From this perspective, one can see the ubiquitous ‘assert’ statement as a supplementary typing system, evaluated at run time. I frequently assert that various parameters are non-null, or that the objects in those parameters are related in some standard way; the C++ language may not include this information in its notion of a type system, but those attributes are very much part of my concept of the types I expect the method to receive. When you look at a type system in these broader terms, little islands of dynamic typing start to show up even in the most “static” languages like C++ and Java.

Wouldn’t it be nice if those ad-hoc assertions I place in my code by habit could be as much a part of the language, and have as much of an effect on the compiler’s knowledge about the values I am working with, as the built-in parameter and variable type annotations?

The Radian type system approaches something much like the linked presentation’s “gradual typing” from the opposite direction. It starts with a completely wide-open type system, where any value could have any type, then allows the programmer to limit the range of options by making assertions about values. Each assertion functions as a guard, or checkpoint; in order to continue, the given conditions must hold.

We then rely on dataflow analysis, constant propagation, and constant folding to resolve as many of these assertions as possible at compile time. The compiler can use the resulting knowledge about the content of each value to produce more efficient code specialized for that type.
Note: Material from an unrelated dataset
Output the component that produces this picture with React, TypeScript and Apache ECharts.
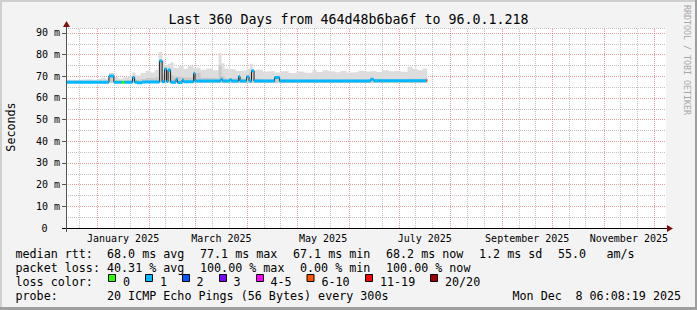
import React, { useEffect, useRef } from 'react';
import * as echarts from 'echarts';

const startTime = '2024-12-13T06:08:00';
const endTime = '2025-12-08T06:08:00';
const yMax = 92.3;
const yTicks = [0, 10, 20, 30, 40, 50, 60, 70, 80, 90];

const titleText = 'Last 360 Days from 464d48b6ba6f to 96.0.1.218';

// median rtt (ms) change points, step-wise, with loss bucket
const medianDates = [
  '2024-12-13T06:08', '2025-01-08T00:00', '2025-01-11T00:00', '2025-01-15T14:00', '2025-01-17T10:00',
  '2025-01-22T04:00', '2025-01-23T10:00', '2025-01-25T00:00', '2025-01-28T00:00', '2025-02-07T10:00',
  '2025-02-08T22:00', '2025-02-10T10:00', '2025-02-11T14:00', '2025-02-12T12:00', '2025-02-14T00:00',
  '2025-02-17T06:00', '2025-02-18T04:00', '2025-02-20T22:00', '2025-02-21T20:00', '2025-02-27T20:00',
  '2025-02-28T16:00', '2025-03-16T00:00', '2025-03-17T04:00', '2025-03-21T10:00', '2025-03-22T14:00',
  '2025-03-26T20:00', '2025-03-27T16:00', '2025-03-31T14:00', '2025-04-02T02:00', '2025-04-03T14:00',
  '2025-04-05T02:00', '2025-04-17T10:00', '2025-04-20T10:00', '2025-06-14T00:00', '2025-06-15T20:00',
  '2025-07-17T10:00', '2025-07-18T00:00',
];
const medianValues = [
  67.3, 70.1, 67.3, 67.3, 67.3,
  69.5, 67.3, 67.0, 67.4, 77.1,
  67.5, 73.4, 67.6, 72.9, 67.3,
  68.6, 67.2, 68.3, 67.5, 71.4,
  67.8, 68.6, 67.8, 68.4, 67.8,
  69.9, 67.8, 69.8, 67.8, 72.6,
  67.8, 69.4, 67.8, 68.6, 68.0,
  68.2, 68.2,
];
const medianLoss = [
  '1', '1', '1', '0', '1',
  '1', '1', '1', '1', '1',
  '1', '1', '1', '1', '1',
  '1', '1', '1', '1', '1',
  '1', '1', '1', '1', '1',
  '1', '1', '1', '1', '1',
  '1', '1', '1', '1', '1',
  '6-10', '6-10',
];

// smoke (ping spread) in ms
const smokeFloor = 67.0;
const smokeDates = [
  '2024-12-13T06:08', '2024-12-21T22:00', '2024-12-27T22:00', '2024-12-31T12:00', '2025-01-03T14:00',
  '2025-01-06T00:00', '2025-01-08T00:00', '2025-01-11T00:00', '2025-01-13T10:00', '2025-01-16T10:00',
  '2025-01-19T10:00', '2025-01-22T00:00', '2025-01-24T00:00', '2025-01-27T00:00', '2025-01-30T00:00',
  '2025-02-02T00:00', '2025-02-04T10:00', '2025-02-06T20:00', '2025-02-09T00:00', '2025-02-10T10:00',
  '2025-02-12T05:00', '2025-02-14T00:00', '2025-02-15T20:00', '2025-02-18T20:00', '2025-02-21T20:00',
  '2025-02-24T05:00', '2025-02-27T20:00', '2025-03-04T00:00', '2025-03-07T14:00', '2025-03-11T05:00',
  '2025-03-14T20:00', '2025-03-16T14:00', '2025-03-18T10:00', '2025-03-22T00:00', '2025-03-25T14:00',
  '2025-03-28T14:00', '2025-03-31T14:00', '2025-04-02T10:00', '2025-04-04T05:00', '2025-04-06T14:00',
  '2025-04-10T05:00', '2025-04-13T20:00', '2025-04-17T10:00', '2025-04-21T00:00', '2025-04-25T20:00',
  '2025-04-30T14:00', '2025-05-05T10:00', '2025-05-10T05:00', '2025-05-12T14:00', '2025-05-16T05:00',
  '2025-05-19T20:00', '2025-05-23T10:00', '2025-05-27T00:00', '2025-05-30T14:00', '2025-06-03T05:00',
  '2025-06-06T20:00', '2025-06-10T10:00', '2025-06-14T00:00', '2025-06-17T14:00', '2025-06-21T05:00',
  '2025-06-24T20:00', '2025-06-28T10:00', '2025-07-02T00:00', '2025-07-06T05:00', '2025-07-09T05:00',
  '2025-07-12T05:00', '2025-07-15T05:00', '2025-07-18T00:00',
];
const smokeMid = [
  67.9, 67.9, 67.9, 68.0, 68.0, 68.0, 70.3, 68.0, 68.0, 68.1,
  68.3, 69.5, 68.4, 68.8, 69.2, 69.0, 69.5, 77.5, 71.0, 73.6,
  73.0, 70.5, 69.8, 69.6, 69.3, 69.5, 71.6, 69.3, 69.3, 69.0,
  75.0, 70.0, 69.0, 69.0, 69.5, 68.8, 69.8, 72.0, 69.0, 68.8,
  68.6, 68.6, 69.4, 68.6, 68.5, 68.5, 68.5, 68.5, 68.5, 68.6,
  68.5, 68.5, 68.6, 68.5, 68.6, 68.6, 68.6, 68.9, 68.7, 68.7,
  68.7, 68.7, 68.7, 69.0, 68.8, 68.8, 68.9, 68.9,
];
const smokeHigh = [
  68.4, 68.6, 68.3, 68.8, 69.3, 68.9, 71.5, 69.8, 69.0, 69.6,
  70.2, 71.8, 70.4, 71.5, 72.6, 71.8, 73.0, 81.2, 77.5, 75.0,
  75.8, 76.5, 74.0, 74.8, 73.5, 74.8, 73.8, 73.0, 73.6, 72.8,
  80.6, 76.0, 73.5, 73.2, 72.5, 72.8, 73.5, 75.8, 72.8, 73.2,
  72.2, 72.5, 71.8, 72.3, 71.5, 72.2, 71.6, 72.9, 72.0, 72.8,
  72.3, 71.9, 72.5, 71.8, 72.0, 72.6, 72.2, 72.5, 72.0, 72.8,
  72.3, 72.6, 72.1, 74.4, 73.5, 72.8, 73.6, 73.6,
];

const majorGridDates = [
  '2025-01-01', '2025-02-01', '2025-03-01', '2025-04-01', '2025-05-01', '2025-06-01',
  '2025-07-01', '2025-08-01', '2025-09-01', '2025-10-01', '2025-11-01', '2025-12-01',
];
const minorGridDates = [
  '2024-12-21', '2025-01-11', '2025-01-21', '2025-02-11', '2025-02-21', '2025-03-11', '2025-03-21',
  '2025-04-11', '2025-04-21', '2025-05-11', '2025-05-21', '2025-06-11', '2025-06-21',
  '2025-07-11', '2025-07-21', '2025-08-11', '2025-08-21', '2025-09-11', '2025-09-21',
  '2025-10-11', '2025-10-21', '2025-11-11', '2025-11-21',
];
const monthLabelDates = [
  '2025-01-16T12:00', '2025-03-16T12:00', '2025-05-16T12:00',
  '2025-07-16T12:00', '2025-09-16T00:00', '2025-11-16T00:00',
];
const monthLabels = ['January 2025', 'March 2025', 'May 2025', 'July 2025', 'September 2025', 'November 2025'];
const yMinorTicks = [5, 15, 25, 35, 45, 55, 65, 75, 85];
const yMajorTicks = [10, 20, 30, 40, 50, 60, 70, 80, 90];

const lossLabels = ['0', '1', '2', '3', '4-5', '6-10', '11-19', '20/20'];
const lossColors = ['#26ff00', '#00b8ff', '#0059ff', '#7e00ff', '#ff00ff', '#ff5500', '#ff0000', '#a10000'];

const medianStats = ['68.0 ms avg', '77.1 ms max', '67.1 ms min', '68.2 ms now', '1.2 ms sd', '55.0', 'am/s'];
const lossStats = ['40.31 % avg', '100.00 % max', '0.00 % min', '100.00 % now'];
const probeText = '20 ICMP Echo Pings (56 Bytes) every 300s';
const dateStampParts = ['Mon Dec', '8 06:08:19 2025'];

const toMs = (s: string) => new Date(s).getTime();
const MONO = '"DejaVu Sans Mono", monospace';

export default function App() {
  const ref = useRef<HTMLDivElement>(null);
  useEffect(() => {
    if (!ref.current) return;
    const chart = echarts.init(ref.current, null, { renderer: 'svg' });

    const smokeMidData = smokeDates.map((d, i) => [toMs(d), smokeMid[i]]);
    const smokeHighData = smokeDates.map((d, i) => [toMs(d), smokeHigh[i]]);
    const medianLine = medianDates.map((d, i) => [toMs(d), medianValues[i]]);

    const lossSeries = lossLabels.map((lab, li) => {
      const data: any[] = [];
      for (let i = 0; i < medianDates.length - 1; i++) {
        if (medianLoss[i] !== lab) continue;
        data.push([toMs(medianDates[i]), medianValues[i]]);
        data.push([toMs(medianDates[i + 1]), medianValues[i]]);
        data.push(null);
      }
      return {
        type: 'line',
        name: 'loss ' + lab,
        data,
        symbol: 'none',
        connectNulls: false,
        lineStyle: { color: lossColors[li], width: 3, cap: 'butt' },
        z: 5,
        silent: true,
      };
    }).filter((s) => s.data.length > 0);

    const grayLine = { color: 'rgba(143,143,143,0.55)', width: 1, type: [1, 1] as any };
    const redLine = { color: 'rgba(222,94,94,0.6)', width: 1, type: [1, 1] as any };

    const gridLines: any[] = [];
    minorGridDates.forEach((d) => gridLines.push({ xAxis: toMs(d), lineStyle: grayLine }));
    yMinorTicks.forEach((v) => gridLines.push({ yAxis: v, lineStyle: grayLine }));
    gridLines.push({ yAxis: yMax, lineStyle: grayLine });
    majorGridDates.forEach((d) => gridLines.push({ xAxis: toMs(d), lineStyle: redLine }));
    yMajorTicks.forEach((v) => gridLines.push({ yAxis: v, lineStyle: redLine }));

    const legendFont = '11.7px ' + MONO;
    const txt = (text: string, x: number, y: number, extra: any = {}) => ({
      type: 'text',
      x,
      y,
      z: 20,
      silent: true,
      style: { text, fill: '#000', font: legendFont, align: 'left', verticalAlign: 'middle', ...extra },
    });

    const rowY = [254.2, 268.2, 281.8, 295.8];
    const medX = [107, 200, 293, 386, 479, 558, 606.5];
    const lossX = [107, 200, 300, 386];
    const swatchX = [108.5, 145.5, 182.5, 219.5, 256.5, 307, 365.5, 430.5];
    const swatchTextX = [123, 160, 196.5, 233.5, 270.5, 321.5, 380, 445];

    const graphics: any[] = [
      { type: 'rect', shape: { x: 0, y: 0, width: 697, height: 2 }, style: { fill: '#cfcfcf' }, z: 30, silent: true },
      { type: 'rect', shape: { x: 0, y: 0, width: 2, height: 310 }, style: { fill: '#cfcfcf' }, z: 30, silent: true },
      { type: 'rect', shape: { x: 0, y: 307, width: 697, height: 3 }, style: { fill: '#9e9e9e' }, z: 31, silent: true },
      { type: 'rect', shape: { x: 695, y: 0, width: 2, height: 310 }, style: { fill: '#9e9e9e' }, z: 31, silent: true },
      { type: 'line', shape: { x1: 62, y1: 228.5, x2: 668, y2: 228.5 }, style: { stroke: '#000', lineWidth: 1 }, z: 20, silent: true },
      { type: 'line', shape: { x1: 66.5, y1: 232, x2: 66.5, y2: 25 }, style: { stroke: '#555', lineWidth: 1 }, z: 20, silent: true },
      { type: 'polygon', shape: { points: [[667, 225], [667, 232], [673, 228.5]] }, style: { fill: '#7f1010' }, z: 21, silent: true },
      { type: 'polygon', shape: { points: [[63, 27], [70, 27], [66.5, 21]] }, style: { fill: '#7f1010' }, z: 21, silent: true },
      { type: 'text', x: 348.5, y: 19, z: 20, silent: true, style: { text: titleText, fill: '#000', font: '13.3px ' + MONO, align: 'center', verticalAlign: 'middle' } },
      { type: 'text', x: 10.5, y: 127, rotation: Math.PI / 2, z: 20, silent: true, style: { text: 'Seconds', fill: '#000', font: '11.7px ' + MONO, align: 'center', verticalAlign: 'middle' } },
      { type: 'text', x: 686.5, y: 60, rotation: -Math.PI / 2, z: 20, silent: true, style: { text: 'RRDTOOL / TOBI OETIKER', fill: '#a6a6a6', font: '8.3px ' + MONO, align: 'center', verticalAlign: 'middle' } },
      txt('median rtt:', 15.5, rowY[0]),
      ...medianStats.map((s, i) => txt(s, medX[i], rowY[0])),
      txt('packet loss:', 15.5, rowY[1]),
      ...lossStats.map((s, i) => txt(s, lossX[i], rowY[1])),
      txt('loss color:', 15.5, rowY[2]),
      ...lossLabels.map((s, i) => txt(s, swatchTextX[i], rowY[2])),
      ...lossColors.map((c, i) => ({
        type: 'rect', z: 20, silent: true,
        shape: { x: swatchX[i], y: 274.5, width: 7, height: 7 },
        style: { fill: c, stroke: '#000', lineWidth: 1 },
      })),
      txt('probe:', 15.5, rowY[3]),
      txt(probeText, 107, rowY[3]),
      txt(dateStampParts[0], 512.5, rowY[3]),
      txt(dateStampParts[1], 575.5, rowY[3]),
    ];

    const monthMs = monthLabelDates.map(toMs);

    const option: any = {
      animation: false,
      backgroundColor: '#f3f3f3',
      grid: { left: 66, top: 28, width: 600, height: 200, show: true, backgroundColor: '#ffffff', borderWidth: 0 },
      xAxis: {
        type: 'value',
        min: toMs(startTime),
        max: toMs(endTime),
        axisLine: { show: false },
        axisTick: { show: false },
        splitLine: { show: false },
        axisLabel: {
          customValues: monthMs,
          formatter: (v: number) => {
            const i = monthMs.findIndex((m) => Math.abs(m - v) < 86400000);
            return i >= 0 ? monthLabels[i] : '';
          },
          fontFamily: MONO,
          fontSize: 10,
          color: '#000',
          margin: 5,
        },
      },
      yAxis: {
        type: 'value',
        min: 0,
        max: yMax,
        interval: 10,
        axisLine: { show: false },
        splitLine: { show: false },
        axisTick: { show: true, length: 4, customValues: yTicks, lineStyle: { color: '#555' } },
        axisLabel: {
          customValues: yTicks,
          formatter: (v: number) => (Math.abs(v) < 1e-6 ? '{z|0}' : Math.round(v) % 10 === 0 && v <= 90 ? `${Math.round(v)} m` : ''),
          rich: { z: { padding: [0, 12.5, 0, 0], fontFamily: MONO, fontSize: 10, color: '#000' } },
          fontFamily: MONO,
          fontSize: 10,
          color: '#000',
          margin: 6,
        },
      },
      series: [
        {
          type: 'line',
          name: 'gridlines',
          data: [[toMs(startTime), null]],
          symbol: 'none',
          lineStyle: { opacity: 0 },
          z: 1,
          silent: true,
          markLine: {
            silent: true,
            symbol: ['none', 'none'],
            label: { show: false },
            z: 1,
            data: gridLines,
            animation: false,
          },
        },
        {
          type: 'line',
          name: 'smokeHigh',
          step: 'end',
          data: smokeHighData,
          symbol: 'none',
          lineStyle: { width: 0, opacity: 0 },
          areaStyle: { color: '#dddddd', opacity: 1, origin: smokeFloor },
          z: 2,
          silent: true,
        },
        {
          type: 'line',
          name: 'smokeMid',
          step: 'end',
          data: smokeMidData,
          symbol: 'none',
          lineStyle: { width: 0, opacity: 0 },
          areaStyle: { color: '#c9c9c9', opacity: 1, origin: smokeFloor },
          z: 3,
          silent: true,
        },
        {
          type: 'line',
          name: 'median',
          step: 'end',
          data: medianLine,
          symbol: 'none',
          lineStyle: { color: '#202020', width: 1 },
          z: 4,
          silent: true,
        },
        ...lossSeries,
      ],
      graphic: graphics,
    };
    chart.setOption(option);
    return () => chart.dispose();
  }, []);
  return <div ref={ref} style={{ position: 'fixed', left: 0, top: 0, width: 697, height: 310 }} />;
}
Each assertion condition can be resolved as either known true, in which case the assertion has been satisfied at compile time and can be omitted from the output, known false, in which case the compiler knows that the assertion cannot succeed and can report an error, or unknown, in which case the assertion will be compiled into the output and checked at run time.

Let’s make the compiler do all the tedious bookkeeping work! That’s what it’s there for. The result, I hope, will be a language which allows programs to start small, simple, and generic, then specialize over time for safety and efficiency – thus gaining the advantages of both “dynamic” and “static” typing.